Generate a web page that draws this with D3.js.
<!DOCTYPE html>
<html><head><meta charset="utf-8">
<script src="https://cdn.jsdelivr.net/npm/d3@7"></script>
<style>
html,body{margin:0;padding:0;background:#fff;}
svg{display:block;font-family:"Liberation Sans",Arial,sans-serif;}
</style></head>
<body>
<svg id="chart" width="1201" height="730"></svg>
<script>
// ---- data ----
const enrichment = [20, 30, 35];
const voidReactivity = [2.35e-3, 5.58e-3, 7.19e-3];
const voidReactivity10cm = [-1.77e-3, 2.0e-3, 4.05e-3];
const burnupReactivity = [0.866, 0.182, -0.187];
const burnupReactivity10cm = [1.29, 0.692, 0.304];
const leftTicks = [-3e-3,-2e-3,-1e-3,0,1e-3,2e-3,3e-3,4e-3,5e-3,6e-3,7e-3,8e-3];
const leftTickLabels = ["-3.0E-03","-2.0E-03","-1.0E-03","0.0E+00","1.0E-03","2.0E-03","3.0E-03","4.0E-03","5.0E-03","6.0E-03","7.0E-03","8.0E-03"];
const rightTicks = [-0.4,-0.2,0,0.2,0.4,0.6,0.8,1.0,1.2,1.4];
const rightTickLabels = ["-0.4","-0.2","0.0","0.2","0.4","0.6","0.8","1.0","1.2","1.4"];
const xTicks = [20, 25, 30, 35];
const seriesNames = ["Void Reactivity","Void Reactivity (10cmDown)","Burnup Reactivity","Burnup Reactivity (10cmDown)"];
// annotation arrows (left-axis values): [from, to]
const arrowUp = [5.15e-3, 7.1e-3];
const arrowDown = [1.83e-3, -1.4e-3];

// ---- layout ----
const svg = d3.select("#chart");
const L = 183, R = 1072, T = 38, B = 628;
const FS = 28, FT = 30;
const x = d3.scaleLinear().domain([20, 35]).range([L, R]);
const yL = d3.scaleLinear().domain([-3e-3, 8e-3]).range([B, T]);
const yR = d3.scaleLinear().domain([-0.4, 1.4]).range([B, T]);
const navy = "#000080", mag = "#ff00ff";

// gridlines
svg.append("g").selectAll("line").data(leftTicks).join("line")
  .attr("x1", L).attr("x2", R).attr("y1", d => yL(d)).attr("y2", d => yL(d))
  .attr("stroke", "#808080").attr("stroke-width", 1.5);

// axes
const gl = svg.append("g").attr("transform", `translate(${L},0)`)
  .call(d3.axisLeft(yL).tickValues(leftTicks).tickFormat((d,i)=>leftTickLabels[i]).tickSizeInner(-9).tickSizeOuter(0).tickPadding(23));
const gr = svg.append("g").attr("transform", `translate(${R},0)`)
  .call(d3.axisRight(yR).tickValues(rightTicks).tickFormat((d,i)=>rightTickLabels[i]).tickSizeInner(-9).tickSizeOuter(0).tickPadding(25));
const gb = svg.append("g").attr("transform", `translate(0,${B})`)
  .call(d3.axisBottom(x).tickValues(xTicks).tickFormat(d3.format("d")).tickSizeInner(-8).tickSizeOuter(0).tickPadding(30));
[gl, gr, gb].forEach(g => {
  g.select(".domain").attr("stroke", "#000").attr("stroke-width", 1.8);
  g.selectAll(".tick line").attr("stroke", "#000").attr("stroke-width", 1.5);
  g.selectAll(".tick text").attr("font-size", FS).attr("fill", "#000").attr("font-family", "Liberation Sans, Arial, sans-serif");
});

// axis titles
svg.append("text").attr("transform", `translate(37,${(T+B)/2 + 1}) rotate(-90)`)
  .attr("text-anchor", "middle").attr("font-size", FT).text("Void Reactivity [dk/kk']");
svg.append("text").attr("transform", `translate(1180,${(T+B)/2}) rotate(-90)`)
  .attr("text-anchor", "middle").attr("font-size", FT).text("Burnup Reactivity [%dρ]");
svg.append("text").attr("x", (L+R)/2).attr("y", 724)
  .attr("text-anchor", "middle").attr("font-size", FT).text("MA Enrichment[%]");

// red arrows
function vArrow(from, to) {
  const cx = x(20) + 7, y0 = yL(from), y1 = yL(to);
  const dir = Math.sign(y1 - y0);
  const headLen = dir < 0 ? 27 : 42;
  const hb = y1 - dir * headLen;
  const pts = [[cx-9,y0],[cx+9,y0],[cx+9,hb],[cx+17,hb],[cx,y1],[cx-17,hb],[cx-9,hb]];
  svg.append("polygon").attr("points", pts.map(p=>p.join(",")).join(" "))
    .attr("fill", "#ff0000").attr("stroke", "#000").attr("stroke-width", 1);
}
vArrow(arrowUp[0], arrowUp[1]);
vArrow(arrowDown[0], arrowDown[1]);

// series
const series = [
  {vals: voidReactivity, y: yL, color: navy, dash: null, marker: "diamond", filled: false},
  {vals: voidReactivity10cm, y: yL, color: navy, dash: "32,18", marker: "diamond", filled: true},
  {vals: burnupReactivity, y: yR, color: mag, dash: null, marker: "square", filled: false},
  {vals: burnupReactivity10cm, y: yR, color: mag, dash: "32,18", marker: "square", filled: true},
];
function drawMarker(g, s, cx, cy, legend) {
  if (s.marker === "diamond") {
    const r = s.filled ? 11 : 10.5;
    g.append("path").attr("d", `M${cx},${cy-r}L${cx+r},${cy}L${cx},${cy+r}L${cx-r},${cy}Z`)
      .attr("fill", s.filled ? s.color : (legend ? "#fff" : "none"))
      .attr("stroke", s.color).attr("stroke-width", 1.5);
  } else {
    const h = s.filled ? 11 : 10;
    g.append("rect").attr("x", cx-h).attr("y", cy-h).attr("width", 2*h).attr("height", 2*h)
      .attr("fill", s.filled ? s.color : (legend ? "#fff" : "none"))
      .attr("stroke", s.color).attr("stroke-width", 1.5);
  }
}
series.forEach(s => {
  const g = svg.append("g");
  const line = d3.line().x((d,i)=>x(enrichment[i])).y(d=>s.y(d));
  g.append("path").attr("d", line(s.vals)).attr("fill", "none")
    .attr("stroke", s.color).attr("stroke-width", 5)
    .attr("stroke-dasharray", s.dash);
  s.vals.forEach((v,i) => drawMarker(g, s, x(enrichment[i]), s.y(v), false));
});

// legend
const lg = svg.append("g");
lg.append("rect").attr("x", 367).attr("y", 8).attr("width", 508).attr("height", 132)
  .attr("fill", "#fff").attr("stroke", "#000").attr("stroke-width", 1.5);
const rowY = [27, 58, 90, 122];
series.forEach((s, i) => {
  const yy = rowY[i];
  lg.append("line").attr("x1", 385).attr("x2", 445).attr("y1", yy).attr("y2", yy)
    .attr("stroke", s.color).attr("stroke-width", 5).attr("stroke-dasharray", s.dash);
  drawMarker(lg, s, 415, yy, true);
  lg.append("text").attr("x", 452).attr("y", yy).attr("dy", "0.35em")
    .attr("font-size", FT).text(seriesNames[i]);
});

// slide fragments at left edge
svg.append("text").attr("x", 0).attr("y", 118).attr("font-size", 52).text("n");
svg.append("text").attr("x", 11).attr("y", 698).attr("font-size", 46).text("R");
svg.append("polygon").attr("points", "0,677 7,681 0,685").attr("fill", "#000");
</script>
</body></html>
========
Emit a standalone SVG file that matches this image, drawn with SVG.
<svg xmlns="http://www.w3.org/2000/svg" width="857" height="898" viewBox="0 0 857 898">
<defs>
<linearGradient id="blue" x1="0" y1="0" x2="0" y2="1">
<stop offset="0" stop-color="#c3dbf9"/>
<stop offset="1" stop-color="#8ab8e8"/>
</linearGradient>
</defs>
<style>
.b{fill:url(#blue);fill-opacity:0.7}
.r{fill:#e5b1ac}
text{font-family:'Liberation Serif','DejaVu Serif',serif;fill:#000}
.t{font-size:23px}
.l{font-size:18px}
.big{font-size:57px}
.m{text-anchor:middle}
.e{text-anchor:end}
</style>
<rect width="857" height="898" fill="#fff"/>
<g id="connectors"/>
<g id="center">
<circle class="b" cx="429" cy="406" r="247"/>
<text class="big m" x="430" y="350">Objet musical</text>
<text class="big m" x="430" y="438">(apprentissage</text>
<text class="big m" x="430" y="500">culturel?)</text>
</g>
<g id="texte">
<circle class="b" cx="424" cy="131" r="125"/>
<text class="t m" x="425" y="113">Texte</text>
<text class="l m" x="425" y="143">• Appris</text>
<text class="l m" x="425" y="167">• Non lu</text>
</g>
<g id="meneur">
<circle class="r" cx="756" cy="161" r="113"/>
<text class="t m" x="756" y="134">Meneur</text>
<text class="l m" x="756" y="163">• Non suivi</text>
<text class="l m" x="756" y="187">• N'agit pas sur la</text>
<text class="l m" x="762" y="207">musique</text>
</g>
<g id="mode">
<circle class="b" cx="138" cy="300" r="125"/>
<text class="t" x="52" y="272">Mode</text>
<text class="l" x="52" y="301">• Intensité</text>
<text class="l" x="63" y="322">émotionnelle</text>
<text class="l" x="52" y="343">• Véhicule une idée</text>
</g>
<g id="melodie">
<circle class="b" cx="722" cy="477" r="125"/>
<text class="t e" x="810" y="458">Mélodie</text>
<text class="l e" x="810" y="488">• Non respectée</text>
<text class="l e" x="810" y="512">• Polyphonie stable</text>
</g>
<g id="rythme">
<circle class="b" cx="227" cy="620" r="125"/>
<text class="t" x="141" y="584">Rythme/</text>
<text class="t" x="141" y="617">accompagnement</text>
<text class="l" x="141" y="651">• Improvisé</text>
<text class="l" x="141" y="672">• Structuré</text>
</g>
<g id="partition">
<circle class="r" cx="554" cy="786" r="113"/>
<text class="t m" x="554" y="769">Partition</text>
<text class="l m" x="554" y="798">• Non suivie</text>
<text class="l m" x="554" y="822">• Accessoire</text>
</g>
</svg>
========
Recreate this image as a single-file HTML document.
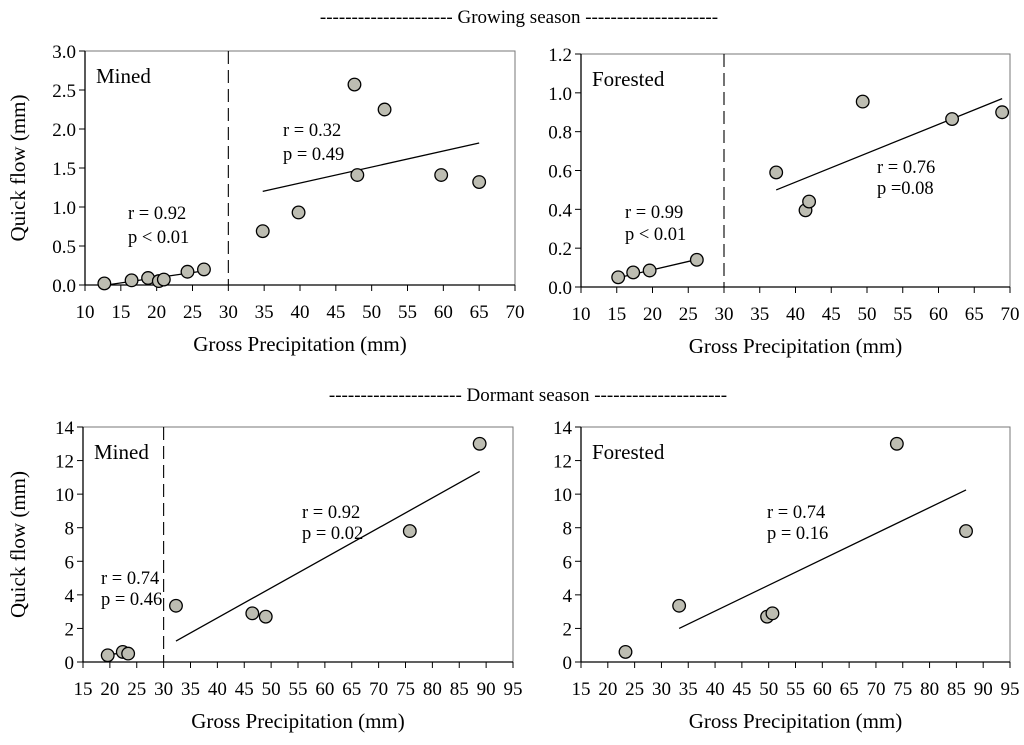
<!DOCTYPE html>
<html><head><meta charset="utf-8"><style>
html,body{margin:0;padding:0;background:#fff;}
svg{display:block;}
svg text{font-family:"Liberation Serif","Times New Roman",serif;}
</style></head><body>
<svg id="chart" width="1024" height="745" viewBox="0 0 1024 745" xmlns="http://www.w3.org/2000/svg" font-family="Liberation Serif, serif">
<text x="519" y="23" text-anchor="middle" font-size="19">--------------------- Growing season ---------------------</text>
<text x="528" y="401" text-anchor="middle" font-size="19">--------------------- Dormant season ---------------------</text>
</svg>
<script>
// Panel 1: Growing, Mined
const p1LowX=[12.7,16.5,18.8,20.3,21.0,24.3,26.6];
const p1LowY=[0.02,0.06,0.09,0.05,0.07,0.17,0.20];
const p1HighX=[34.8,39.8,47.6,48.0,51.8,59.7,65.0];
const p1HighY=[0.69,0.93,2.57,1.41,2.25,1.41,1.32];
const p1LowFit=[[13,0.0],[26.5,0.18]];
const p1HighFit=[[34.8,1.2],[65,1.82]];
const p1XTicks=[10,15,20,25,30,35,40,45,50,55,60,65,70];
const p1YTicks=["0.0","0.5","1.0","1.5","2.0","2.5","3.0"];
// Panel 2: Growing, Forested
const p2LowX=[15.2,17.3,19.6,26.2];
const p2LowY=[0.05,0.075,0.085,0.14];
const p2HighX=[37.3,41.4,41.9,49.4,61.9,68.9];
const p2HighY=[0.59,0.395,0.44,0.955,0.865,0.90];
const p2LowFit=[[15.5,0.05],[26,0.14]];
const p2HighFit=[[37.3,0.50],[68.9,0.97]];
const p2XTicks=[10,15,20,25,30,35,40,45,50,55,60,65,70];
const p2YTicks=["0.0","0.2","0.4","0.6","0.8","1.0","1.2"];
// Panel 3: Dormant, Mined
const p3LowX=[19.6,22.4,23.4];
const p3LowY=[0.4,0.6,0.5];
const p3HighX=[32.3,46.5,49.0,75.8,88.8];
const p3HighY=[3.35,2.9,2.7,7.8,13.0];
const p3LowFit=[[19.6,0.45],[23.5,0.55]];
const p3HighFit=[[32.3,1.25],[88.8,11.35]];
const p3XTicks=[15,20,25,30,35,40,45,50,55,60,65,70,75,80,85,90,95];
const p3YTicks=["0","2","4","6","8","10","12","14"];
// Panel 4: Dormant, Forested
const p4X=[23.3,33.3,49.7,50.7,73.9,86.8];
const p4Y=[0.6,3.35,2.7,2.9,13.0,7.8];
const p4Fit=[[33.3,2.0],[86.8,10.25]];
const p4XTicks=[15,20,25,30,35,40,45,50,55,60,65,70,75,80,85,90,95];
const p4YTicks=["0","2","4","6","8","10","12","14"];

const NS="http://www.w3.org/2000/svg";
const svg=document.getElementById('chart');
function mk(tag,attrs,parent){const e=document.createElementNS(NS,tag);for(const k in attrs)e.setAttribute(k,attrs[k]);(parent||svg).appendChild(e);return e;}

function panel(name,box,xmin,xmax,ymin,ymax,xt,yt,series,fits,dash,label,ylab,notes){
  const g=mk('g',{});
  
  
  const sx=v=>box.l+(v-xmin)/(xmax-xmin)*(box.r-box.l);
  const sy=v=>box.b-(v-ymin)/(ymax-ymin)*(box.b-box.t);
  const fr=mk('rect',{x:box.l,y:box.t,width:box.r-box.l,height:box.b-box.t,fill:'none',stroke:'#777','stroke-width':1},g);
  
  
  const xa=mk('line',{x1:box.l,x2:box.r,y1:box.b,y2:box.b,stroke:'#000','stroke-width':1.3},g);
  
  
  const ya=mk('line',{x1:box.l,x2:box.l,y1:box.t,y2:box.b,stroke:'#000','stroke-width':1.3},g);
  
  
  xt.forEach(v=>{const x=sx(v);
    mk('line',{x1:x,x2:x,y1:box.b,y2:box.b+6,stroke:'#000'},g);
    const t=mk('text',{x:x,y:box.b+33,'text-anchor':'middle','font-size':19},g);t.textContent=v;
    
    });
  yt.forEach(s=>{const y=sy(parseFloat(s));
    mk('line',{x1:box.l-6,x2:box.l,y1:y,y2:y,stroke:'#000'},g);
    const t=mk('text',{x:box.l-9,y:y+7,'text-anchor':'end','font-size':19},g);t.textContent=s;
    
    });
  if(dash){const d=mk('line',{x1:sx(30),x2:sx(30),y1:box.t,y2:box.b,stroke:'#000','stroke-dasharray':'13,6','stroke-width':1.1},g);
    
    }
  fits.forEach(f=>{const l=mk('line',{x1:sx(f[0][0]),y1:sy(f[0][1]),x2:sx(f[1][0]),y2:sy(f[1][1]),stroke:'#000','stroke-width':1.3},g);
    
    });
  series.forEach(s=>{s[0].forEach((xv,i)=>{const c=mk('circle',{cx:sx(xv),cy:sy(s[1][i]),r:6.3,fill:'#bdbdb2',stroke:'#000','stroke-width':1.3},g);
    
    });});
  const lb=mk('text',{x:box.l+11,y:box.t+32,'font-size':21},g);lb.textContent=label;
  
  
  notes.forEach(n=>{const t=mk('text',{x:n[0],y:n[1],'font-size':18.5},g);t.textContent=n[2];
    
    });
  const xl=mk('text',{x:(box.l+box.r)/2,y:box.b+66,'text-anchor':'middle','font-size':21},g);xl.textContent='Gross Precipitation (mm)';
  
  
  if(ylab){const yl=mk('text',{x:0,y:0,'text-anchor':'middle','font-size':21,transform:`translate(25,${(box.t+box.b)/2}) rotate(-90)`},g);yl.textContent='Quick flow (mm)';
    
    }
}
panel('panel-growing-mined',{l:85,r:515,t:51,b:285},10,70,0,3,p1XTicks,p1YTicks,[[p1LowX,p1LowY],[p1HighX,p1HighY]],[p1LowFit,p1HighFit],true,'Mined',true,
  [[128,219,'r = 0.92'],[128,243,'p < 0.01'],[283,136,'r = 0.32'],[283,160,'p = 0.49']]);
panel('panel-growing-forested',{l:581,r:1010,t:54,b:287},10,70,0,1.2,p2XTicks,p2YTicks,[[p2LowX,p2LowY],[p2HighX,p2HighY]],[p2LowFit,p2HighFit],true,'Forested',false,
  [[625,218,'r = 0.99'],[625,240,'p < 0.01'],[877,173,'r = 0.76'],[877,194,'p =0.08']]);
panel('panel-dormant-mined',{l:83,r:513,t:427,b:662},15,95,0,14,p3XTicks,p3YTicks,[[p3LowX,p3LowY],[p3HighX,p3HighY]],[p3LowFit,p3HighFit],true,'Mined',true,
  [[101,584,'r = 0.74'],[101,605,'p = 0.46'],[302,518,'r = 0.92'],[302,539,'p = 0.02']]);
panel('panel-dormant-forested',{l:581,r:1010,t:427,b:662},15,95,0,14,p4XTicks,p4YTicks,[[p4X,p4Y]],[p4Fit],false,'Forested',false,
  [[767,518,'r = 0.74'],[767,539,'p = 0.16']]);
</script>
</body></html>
========
Filter the listing above by the word "this"; copy each line that passes.

◆ **RESPONSE TO THE EXERCISE**:
Generate a web page that draws this with D3.js.
Emit a standalone SVG file that matches this image, drawn with SVG.
Recreate this image as a single-file HTML document.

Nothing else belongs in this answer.